(Charts and diagrams as code)
- - - - -

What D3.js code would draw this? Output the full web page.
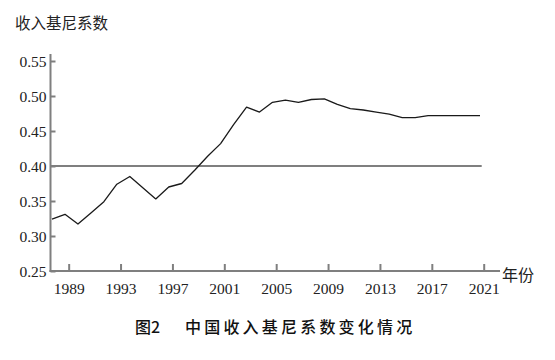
<!DOCTYPE html>
<html>
<head>
<meta charset="utf-8">
<script src="https://cdn.jsdelivr.net/npm/d3@7"></script>
<style>
  html, body { margin: 0; padding: 0; background: #fff; }
  svg { display: block; }
</style>
</head>
<body>
<svg id="chart" width="555" height="360"></svg>
<script>
// ---- data ----
const years = d3.range(1988, 2022);
const gini = [
  0.324, 0.331, 0.317, 0.333, 0.349, 0.374, 0.385, 0.369, 0.353, 0.370,
  0.375, 0.394, 0.414, 0.432, 0.459, 0.484, 0.477, 0.491, 0.494, 0.491,
  0.495, 0.496, 0.488, 0.482, 0.480, 0.477, 0.474, 0.469, 0.469, 0.472,
  0.472, 0.472, 0.472, 0.472
];
const yTicks = [0.25, 0.30, 0.35, 0.40, 0.45, 0.50, 0.55];
const xTickYears = [1989, 1993, 1997, 2001, 2005, 2009, 2013, 2017, 2021];
const refValue = 0.40;
const yTitle = "收入基尼系数";
const xTitle = "年份";
const figLabel = "图2";
const figTitle = "中国收入基尼系数变化情况";

// ---- layout ----
const svg = d3.select("#chart");
const axisColor = "#7f7f7f";
const x = d3.scaleLinear().domain([1988, 2021]).range([52, 480]);
const y = d3.scaleLinear().domain([0.25, 0.55]).range([271, 61]);
const axisLeftX = 50.5, axisRightX = 500, axisTopY = 54;
const tickShift = 3.7; // year labels sit slightly right of data points

// axes lines
svg.append("line").attr("x1", axisLeftX).attr("x2", axisLeftX)
  .attr("y1", axisTopY).attr("y2", y(0.25) + 1)
  .attr("stroke", axisColor).attr("stroke-width", 2);
svg.append("line").attr("x1", axisLeftX - 1).attr("x2", axisRightX)
  .attr("y1", y(0.25)).attr("y2", y(0.25))
  .attr("stroke", axisColor).attr("stroke-width", 2);

// y axis ticks
const yAxis = d3.axisLeft(y).tickValues(yTicks).tickSize(-5).tickPadding(10)
  .tickFormat(d3.format(".2f"));
const gy = svg.append("g").attr("transform", `translate(${axisLeftX},0)`).call(yAxis);
gy.select(".domain").remove();
gy.selectAll(".tick line").attr("stroke", axisColor).attr("stroke-width", 2);
gy.selectAll(".tick text")
  .attr("font-family", "'Liberation Serif', 'Times New Roman', serif")
  .attr("font-size", 15.5).attr("fill", "#222")
  .attr("x", -4).attr("dy", "0.36em");

// x axis ticks
const xAxis = d3.axisBottom(x).tickValues(xTickYears).tickSize(-7).tickPadding(12)
  .tickFormat(d3.format("d"));
const gx = svg.append("g").attr("transform", `translate(${tickShift},${y(0.25)})`).call(xAxis);
gx.select(".domain").remove();
gx.selectAll(".tick line").attr("stroke", axisColor).attr("stroke-width", 2);
gx.selectAll(".tick text")
  .attr("font-family", "'Liberation Serif', 'Times New Roman', serif")
  .attr("font-size", 15.5).attr("fill", "#222")
  .attr("y", 12).attr("dy", "0.71em");

// reference line
svg.append("line")
  .attr("x1", axisLeftX).attr("x2", x(2021) + 1.7)
  .attr("y1", y(refValue)).attr("y2", y(refValue))
  .attr("stroke", axisColor).attr("stroke-width", 2);

// data line
const line = d3.line()
  .x((d, i) => x(years[i]))
  .y(d => y(d))
  .curve(d3.curveLinear);
svg.append("path").datum(gini)
  .attr("d", line)
  .attr("fill", "none").attr("stroke", "#1a1a1a").attr("stroke-width", 1.3)
  .attr("stroke-linejoin", "round");

// titles
const cjk = "'Noto Sans CJK SC', 'Noto Sans', sans-serif";
svg.append("text").attr("x", 15).attr("y", 29)
  .attr("font-family", cjk).attr("font-size", 15.5).attr("fill", "#222")
  .text(yTitle);
svg.append("text").attr("x", 502).attr("y", 281)
  .attr("font-family", cjk).attr("font-size", 16).attr("fill", "#222")
  .text(xTitle);
svg.append("text").attr("x", 135).attr("y", 333)
  .attr("font-family", cjk).attr("font-size", 16).attr("font-weight", 500).attr("fill", "#111")
  .text(figLabel);
svg.append("text").attr("x", 185).attr("y", 333)
  .attr("font-family", cjk).attr("font-size", 16).attr("font-weight", 500).attr("fill", "#111")
  .attr("letter-spacing", 3.2)
  .text(figTitle);
</script>
</body>
</html>
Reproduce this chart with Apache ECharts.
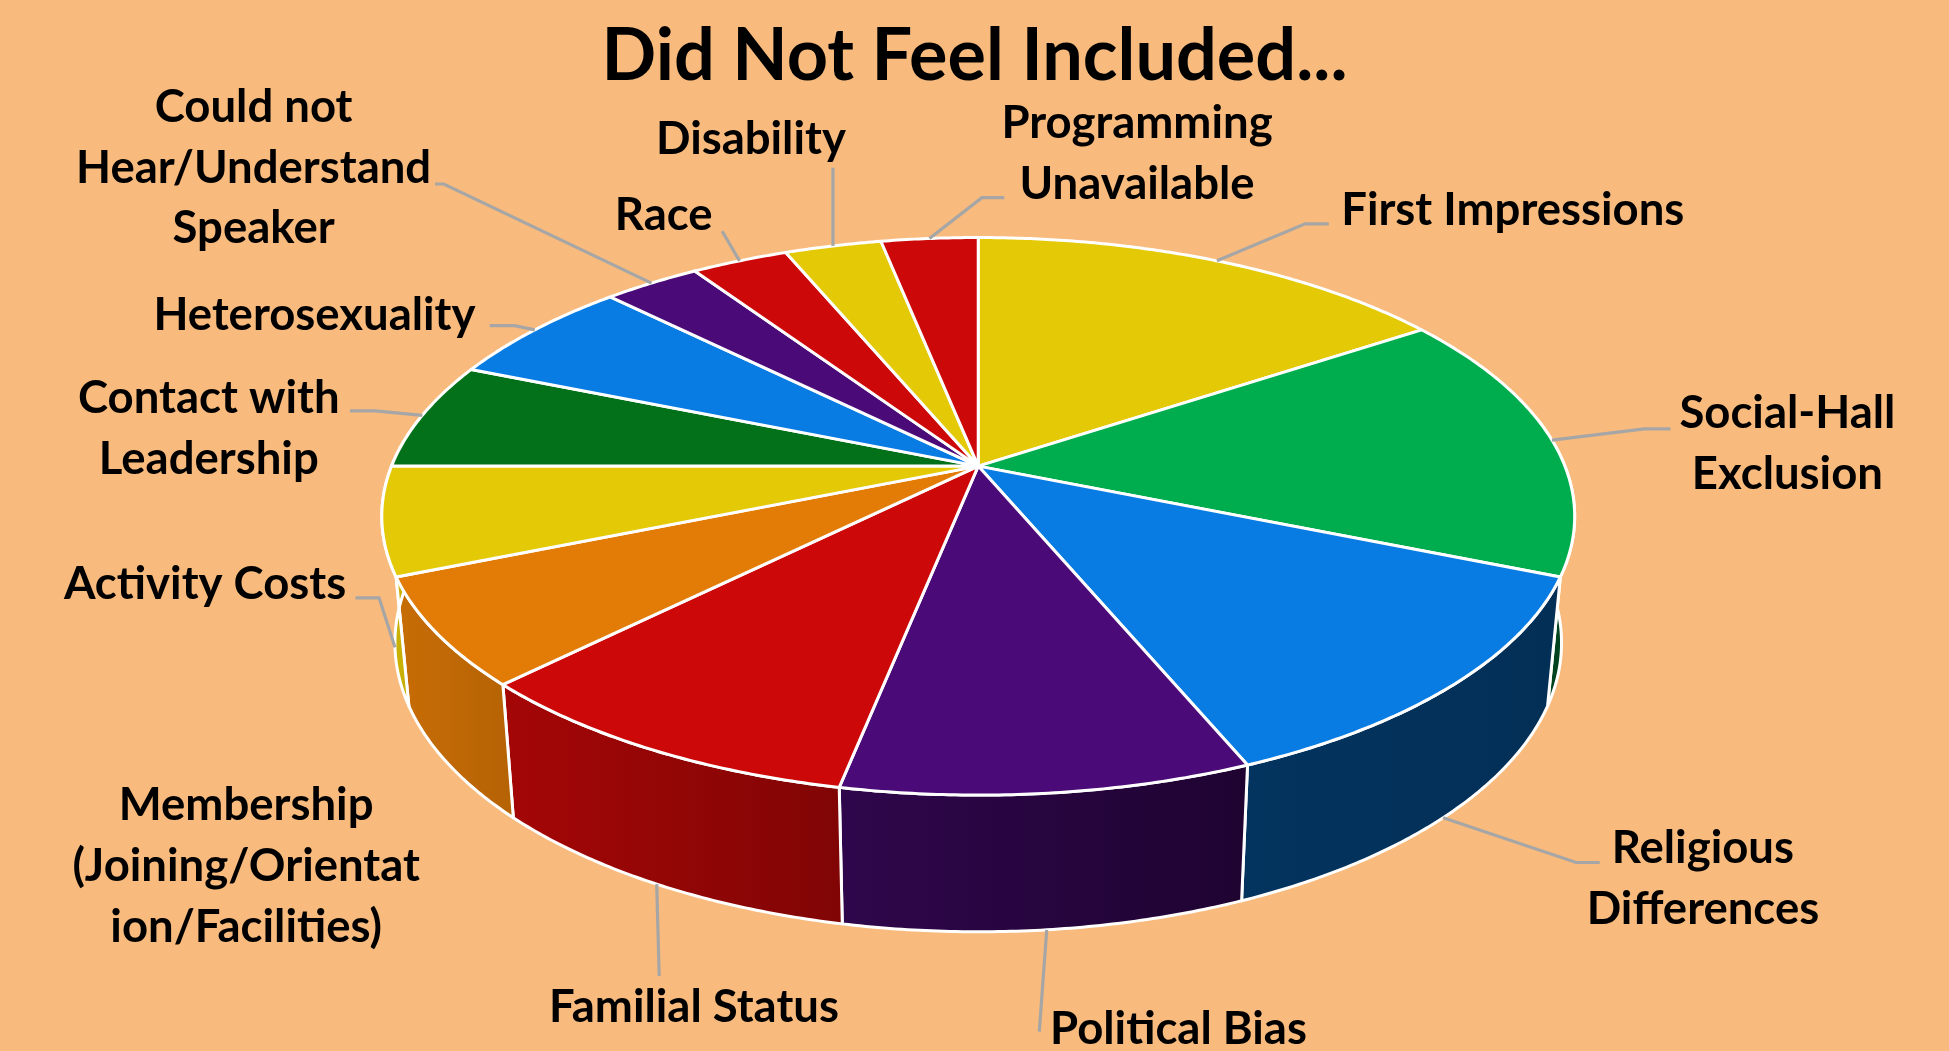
<!DOCTYPE html>
<html><head><meta charset="utf-8">
<script src="https://cdn.jsdelivr.net/npm/echarts@6/dist/echarts.min.js"></script>
<style>html,body{margin:0;padding:0;background:#F8BB7D;overflow:hidden;} #main{width:1949px;height:1051px;}</style>
</head><body><div id="main"></div>
<script>
// ---- data ----
const categories = ['First Impressions','Social-Hall Exclusion','Religious Differences','Political Bias','Familial Status','Membership (Joining/Orientation/Facilities)','Activity Costs','Contact with Leadership','Heterosexuality','Could not Hear/Understand Speaker','Race','Disability','Programming Unavailable'];
const values = [5, 5, 4, 3, 3, 2, 2, 2, 2, 1, 1, 1, 1];
const labelTexts = ['First Impressions','Social-Hall\nExclusion','Religious\nDifferences','Political Bias','Familial Status','Membership\n(Joining/Orientat\nion/Facilities)','Activity Costs','Contact with\nLeadership','Heterosexuality','Could not\nHear/Understand\nSpeaker','Race','Disability','Programming\nUnavailable'];
const colors = ['#E4C906','#00AD4E','#087CE3','#4A0A78','#CD0808','#E37C06','#E4C906','#03701A','#087CE3','#4A0A78','#CD0808','#E4C906','#CD0808'];
const titleText = 'Did Not Feel Included...';

// ---- layout (reference frame 1568 wide) ----
const REF_W = 1568;
const PIE = {cx: 787, cy: 375, rx: 472, ry: 217, persp: 0.18, depth: 100, depthVar: 10, bottomScale: 0.978};
// leader path points and label centres, as offsets from each slice's anchor point
const LEADER = [
  [[71,-29.8],[90,-29.8]],
  [[74.4,-9.1],[95.4,-9.1]],
  [[107,36],[126,36]],
  [[-6,82]],
  [[2,74]],
  [],
  [[-12.8,-39.9],[-31.8,-39.9]],
  [[-37.8,-3.6],[-58.3,-3.6]],
  [[-16.2,-3.4],[-36.2,-3.4]],
  [[-167.1,-79.7],[-174.1,-79.7]],
  [[-14,-23.8]],
  [[0,-62.9]],
  [[42.2,-32.8],[60.2,-32.8]]
];
const LABEL_OFF = [[238,-40.8],[189.4,2.9],[209,49],[106,80],[30,99],[-162.5,82.4],[-152.8,-50.9],[-171.8,10.9],[-177.2,-11.4],[-320.1,-92.7],[-61,-36.8],[-66,-85.9],[167,-67.8]];

function shade(hex, f) {
  const n = parseInt(hex.slice(1), 16);
  const r = Math.round(((n >> 16) & 255) * f), g = Math.round(((n >> 8) & 255) * f), b = Math.round((n & 255) * f);
  return 'rgb(' + r + ',' + g + ',' + b + ')';
}

function rimPoint(theta, k, bottom) {
  const u = Math.sin(theta), v = Math.cos(theta);
  const w = 1 + PIE.persp * v;
  let dx = PIE.rx * u / w, y = PIE.cy - PIE.ry * v / w;
  if (bottom) { dx *= PIE.bottomScale; y += PIE.depth - PIE.depthVar * v; }
  return [(PIE.cx + dx) * k, y * k];
}
function arc(t0, t1, k, bottom) {
  const pts = [];
  const n = Math.max(2, Math.ceil(Math.abs(t1 - t0) / (Math.PI / 360)));
  for (let j = 0; j <= n; j++) pts.push(rimPoint(t0 + (t1 - t0) * j / n, k, bottom));
  return pts;
}

const total = values.reduce((s, v) => s + v, 0);

function renderItem(params, api) {
  const k = api.getWidth() / REF_W;
  const i = params.dataIndex;
  let before = 0;
  for (let j = 0; j < i; j++) before += values[j];
  const t0 = before / total * 2 * Math.PI;
  const t1 = (before + api.value(0)) / total * 2 * Math.PI;
  const children = [];
  // side face
  const lo = 80 * Math.PI / 180, hi = 280 * Math.PI / 180;
  const s = Math.max(t0, lo), e = Math.min(t1, hi);
  if (s < e) {
    const pts = arc(s, e, k, false).concat(arc(e, s, k, true));
    const grad = new echarts.graphic.LinearGradient((PIE.cx - PIE.rx) * k, 0, (PIE.cx + PIE.rx) * k, 0, [
      {offset: 0, color: shade(colors[i], 0.88)},
      {offset: 0.1, color: shade(colors[i], 0.8)},
      {offset: 0.4, color: shade(colors[i], 0.62)},
      {offset: 0.72, color: shade(colors[i], 0.42)},
      {offset: 1, color: shade(colors[i], 0.38)}
    ], true);
    children.push({type: 'polygon', z2: 1, shape: {points: pts}, style: {fill: grad, stroke: '#fff', lineWidth: 3, lineJoin: 'round'}});
  }
  // top face
  const top = [[PIE.cx * k, PIE.cy * k]].concat(arc(t0, t1, k, false));
  children.push({type: 'polygon', z2: 10, shape: {points: top}, style: {fill: colors[i], stroke: '#fff', lineWidth: 3, lineJoin: 'round'}});
  // anchor, leader line, label
  const tm = (t0 + t1) / 2;
  const front = tm > Math.PI / 2 && tm < 3 * Math.PI / 2;
  const anchor = rimPoint(tm, k, front);
  if (LEADER[i].length) {
    const lp = [anchor].concat(LEADER[i].map(p => [anchor[0] + p[0] * k, anchor[1] + p[1] * k]));
    children.push({type: 'polyline', z2: 20, shape: {points: lp}, style: {stroke: '#A6A6A6', lineWidth: 3.2, fill: null}});
  }
  children.push({
    type: 'text', z2: 30,
    x: anchor[0] + LABEL_OFF[i][0] * k, y: anchor[1] + LABEL_OFF[i][1] * k,
    style: {text: labelTexts[i], fill: '#000', fontFamily: 'Lato', fontWeight: 'bold', fontSize: 36.6 * k, lineHeight: 49 * k, align: 'center', verticalAlign: 'middle'}
  });
  return {type: 'group', children: children};
}

const chart = echarts.init(document.getElementById('main'), null, {renderer: 'canvas'});
chart.setOption({
  backgroundColor: '#F8BB7D',
  animation: false,
  title: {text: titleText, left: 'center', top: 16, textStyle: {fontFamily: 'Lato', fontWeight: 'bold', fontSize: 72, color: '#000'}},
  series: [{
    type: 'custom',
    coordinateSystem: 'none',
    renderItem: renderItem,
    data: values.map((v, i) => ({name: categories[i], value: [v]}))
  }]
});
</script></body></html>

- - - - -

DIRECTIONS >> Reproduce only the lines running from the one that has "Reproduce this chart with Apache ECharts." through the one that has "const titleText = 'Did Not Feel Included...';", ends included. Any pictures in that stretch should not be copied.

OUTPUT OF THE TASK >>
Reproduce this chart with Apache ECharts.
<!DOCTYPE html>
<html><head><meta charset="utf-8">
<script src="https://cdn.jsdelivr.net/npm/echarts@6/dist/echarts.min.js"></script>
<style>html,body{margin:0;padding:0;background:#F8BB7D;overflow:hidden;} #main{width:1949px;height:1051px;}</style>
</head><body><div id="main"></div>
<script>
// ---- data ----
const categories = ['First Impressions','Social-Hall Exclusion','Religious Differences','Political Bias','Familial Status','Membership (Joining/Orientation/Facilities)','Activity Costs','Contact with Leadership','Heterosexuality','Could not Hear/Understand Speaker','Race','Disability','Programming Unavailable'];
const values = [5, 5, 4, 3, 3, 2, 2, 2, 2, 1, 1, 1, 1];
const labelTexts = ['First Impressions','Social-Hall\nExclusion','Religious\nDifferences','Political Bias','Familial Status','Membership\n(Joining/Orientat\nion/Facilities)','Activity Costs','Contact with\nLeadership','Heterosexuality','Could not\nHear/Understand\nSpeaker','Race','Disability','Programming\nUnavailable'];
const colors = ['#E4C906','#00AD4E','#087CE3','#4A0A78','#CD0808','#E37C06','#E4C906','#03701A','#087CE3','#4A0A78','#CD0808','#E4C906','#CD0808'];
const titleText = 'Did Not Feel Included...';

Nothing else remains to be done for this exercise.